Now lets consider using an algebraic datatype for regexps:

	data RegExp
		= Empty | Single Char | RegExp :+: RegExp | RegExp :|: RegExpt | Iter RegExp

Manipulating regular expressions now becomes easy and safe – you are just not 
able to create "syntactically incorrect regular expressions" since during 
runtime you don't deal with syntax at all.

In addition, the usage of a special datatype can provide more flexibility.  
Representing regexps as strings means that regexps can only denote sets of 
strings.  In contrast, the above datatype could easily be extendend to allow 
arbitrary lists instead of just strings:

	data RegExp token
		= Empty | Single token | RegExp token :+: RegExp token | ...

If you really need a Perl-like syntax for regular expressions, the strings 
representing the regexps should be parsed at compile-time and transformed 
into expressions of a special regexp datatype like the one above.

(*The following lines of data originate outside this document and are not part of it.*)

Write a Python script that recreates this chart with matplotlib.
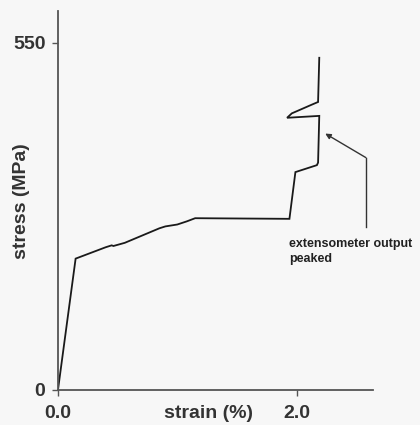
import matplotlib
matplotlib.use("Agg")
import matplotlib.pyplot as plt

strain = [0.0, 0.148, 0.40, 0.45, 0.465, 0.56, 0.85, 0.90, 1.0, 1.08, 1.15, 1.93, 1.94, 1.99, 2.17, 2.18, 2.19, 1.92, 1.96, 2.13, 2.18, 2.19]
stress = [0.0, 208, 226, 229, 228, 233, 256, 259, 262, 267, 272, 271, 271, 345, 356, 360, 434, 431, 438, 452, 456, 526]

xticks = [0.0, 2.0]
xticklabels = ["0.0", "2.0"]
yticks = [0, 550]
yticklabels = ["0", "550"]

note_text = "extensometer output\npeaked"
note_path_x = [2.58, 2.58]
note_path_y = [258, 368]
note_tip = (2.24, 406)

FONT = "Liberation Sans"

fig = plt.figure(figsize=(4.2, 4.25), dpi=100)
fig.patch.set_facecolor("#f7f7f7")
ax = fig.add_axes([0.138, 0.0824, 0.75, 0.8916])
ax.set_facecolor("#f7f7f7")

ax.plot(strain, stress, color="#1a1a1a", lw=1.3, solid_joinstyle="miter")

# annotation leader line and arrow
ax.plot(note_path_x, note_path_y, color="#333333", lw=1.0)
ax.annotate("", xy=note_tip, xytext=(note_path_x[1], note_path_y[1]),
            arrowprops=dict(arrowstyle="-|>", color="#333333", lw=1.0,
                            mutation_scale=8, shrinkA=0, shrinkB=0))
ax.text(1.94, 240, note_text, fontsize=9, fontweight="bold",
        family=FONT, color="#222222", va="top", ha="left",
        linespacing=1.25)

ax.set_xlim(0, 2.64)
ax.set_ylim(0, 600)
for s in ["top", "right"]:
    ax.spines[s].set_visible(False)
for s in ["left", "bottom"]:
    ax.spines[s].set_color("#555555")
    ax.spines[s].set_linewidth(1.3)

ax.set_xticks(xticks)
ax.set_xticklabels(xticklabels)
ax.set_yticks(yticks)
ax.set_yticklabels(yticklabels)
ax.tick_params(axis="both", direction="out", length=4, width=1.0, color="#555555",
               labelsize=14)
ax.tick_params(axis="x", pad=7)
ax.tick_params(axis="y", pad=5)
for lab in ax.get_xticklabels() + ax.get_yticklabels():
    lab.set_fontfamily(FONT)
    lab.set_fontweight("bold")
    lab.set_color("#333333")

fig.text(208 / 420, 1 - 414 / 425, "strain (%)", fontsize=14, fontweight="bold",
         family=FONT, color="#333333", ha="center", va="center")
fig.text(22 / 420, 1 - 201 / 425, "stress (MPa)", fontsize=14, fontweight="bold",
         family=FONT, color="#333333", ha="center", va="center", rotation=90)

fig.savefig("out.png", dpi=100, facecolor=fig.get_facecolor())
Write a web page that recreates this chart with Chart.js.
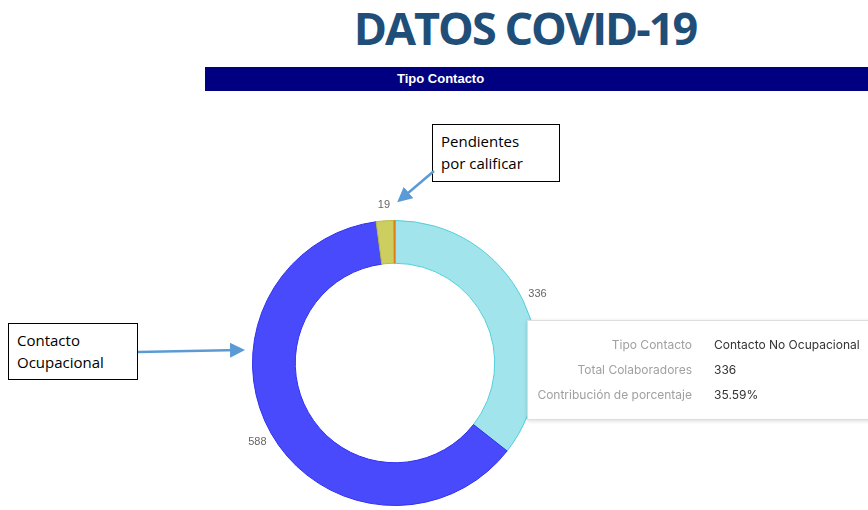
<!DOCTYPE html>
<html>
<head>
<meta charset="utf-8">
<script src="https://cdn.jsdelivr.net/npm/chart.js@4"></script>
<style>
  body { margin: 0; width: 868px; height: 510px; overflow: hidden; background: #fff; position: relative; font-family: "Open Sans", sans-serif; }
  #title { position: absolute; left: 0; width: 1050px; top: -3px; text-align: center; font: 700 45px "Open Sans", sans-serif; color: #1f4e79; letter-spacing: -2px; }
  #bar { position: absolute; left: 205px; top: 67px; width: 663px; height: 24px; background: #000080; }
  #bar span { position: absolute; left: 192px; top: 4px; color: #fff; font: 700 13px "Liberation Sans Narrow", "Liberation Sans", sans-serif; }
  #wrap { position: absolute; left: 215px; top: 183px; width: 360px; height: 360px; }
  .note { position: absolute; border: 1.5px solid #000; background: #fff; font: 15px "Open Sans", sans-serif; line-height: 22px; color: #000; padding: 5px 8px; box-sizing: border-box; }
  #tip { position: absolute; left: 527px; top: 320px; width: 360px; height: 98px; background: #fff; border: 1px solid #ddd; box-shadow: 0 1px 4px rgba(0,0,0,0.15); font: 12px "Inter", "Noto Sans", sans-serif; }
  #tip table { position: absolute; left: 0; top: 11px; border-collapse: collapse; }
  #tip td { padding: 0; height: 25px; white-space: nowrap; }
  #tip td.k { color: #a0a0a0; text-align: right; width: 164px; padding-right: 22px; }
  #tip td.v { color: #333; }
  svg { position: absolute; left: 0; top: 0; }
</style>
</head>
<body>
<div id="title">DATOS COVID-19</div>
<div id="bar"><span>Tipo Contacto</span></div>
<div id="wrap"><canvas id="donut"></canvas></div>
<div class="note" style="left:432px;top:124px;width:128px;height:58px;">Pendientes<br>por calificar</div>
<div class="note" style="left:8px;top:323px;width:130px;height:57px;">Contacto<br>Ocupacional</div>
<svg width="868" height="510">
  <defs>
    <marker id="head" markerWidth="6" markerHeight="6" refX="4" refY="3" orient="auto">
      <path d="M0,0 L6,3 L0,6 z" fill="#5b9bd5"/>
    </marker>
  </defs>
  <line x1="434" y1="171" x2="401" y2="199" stroke="#5b9bd5" stroke-width="2.5" marker-end="url(#head)"/>
  <line x1="138" y1="352" x2="240" y2="350" stroke="#5b9bd5" stroke-width="2.5" marker-end="url(#head)"/>
</svg>
<div id="tip"></div>
<script>
const categories = ["Contacto No Ocupacional", "Contacto Ocupacional", "Pendientes por calificar", "Sin clasificar"];
const colaboradores = [336, 588, 19, 1];
const fillColors = ["#a2e4eb", "#4a4afd", "#cccf60", "#e8902a"];
const edgeColors = ["#4fcfdc", "#3030f0", "#b8b84a", "#e07a10"];
const tipFields = ["Tipo Contacto", "Total Colaboradores", "Contribución de porcentaje"];

const outsideLabels = {
  id: "outsideLabels",
  afterDatasetsDraw(chart) {
    const ctx = chart.ctx;
    const meta = chart.getDatasetMeta(0);
    ctx.save();
    ctx.font = '11px "Liberation Sans", Arial, sans-serif';
    ctx.fillStyle = "#666";
    ctx.textAlign = "center";
    ctx.textBaseline = "middle";
    meta.data.forEach((arc, i) => {
      const v = colaboradores[i];
      if (v < 5) return; // tiny slice gets no label
      const p = arc.getProps(["x", "y", "startAngle", "endAngle", "outerRadius"], true);
      const a = (p.startAngle + p.endAngle) / 2;
      const r = p.outerRadius + 16;
      ctx.fillText(String(v), p.x + Math.cos(a) * r, p.y + Math.sin(a) * r);
    });
    ctx.restore();
  }
};

new Chart(document.getElementById("donut"), {
  type: "doughnut",
  data: {
    labels: categories,
    datasets: [{
      data: colaboradores,
      backgroundColor: fillColors,
      borderColor: edgeColors,
      borderWidth: 1,
      hoverOffset: 0
    }]
  },
  options: {
    responsive: true,
    maintainAspectRatio: false,
    animation: false,
    cutout: "70%",
    layout: { padding: 37 },
    events: [],
    plugins: {
      legend: { display: false },
      tooltip: { enabled: false }
    }
  },
  plugins: [outsideLabels]
});

// static tooltip for the first slice
const total = colaboradores.reduce((s, v) => s + v, 0);
const pct = (colaboradores[0] / total * 100).toFixed(2) + "%";
const vals = [categories[0], String(colaboradores[0]), pct];
document.getElementById("tip").innerHTML = "<table>" +
  tipFields.map((k, i) => `<tr><td class="k">${k}</td><td class="v">${vals[i]}</td></tr>`).join("") +
  "</table>";
</script>
</body>
</html>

However, I don't like the idea of extending the language with a special regexp 
syntax.  Why handle a specific, albeit common, syntax for a special case of 
regexps (string-only) special?  What about other things than regexps?  Should 
they also get a language extension?

I'd say that the better way would be to use Template Haskell for this purpose:

	myRegExp = $(regExp "[a-z0-9]")

This way, special syntaxes are not hard-wired into the language but can be 
activated by importing a corresponding module.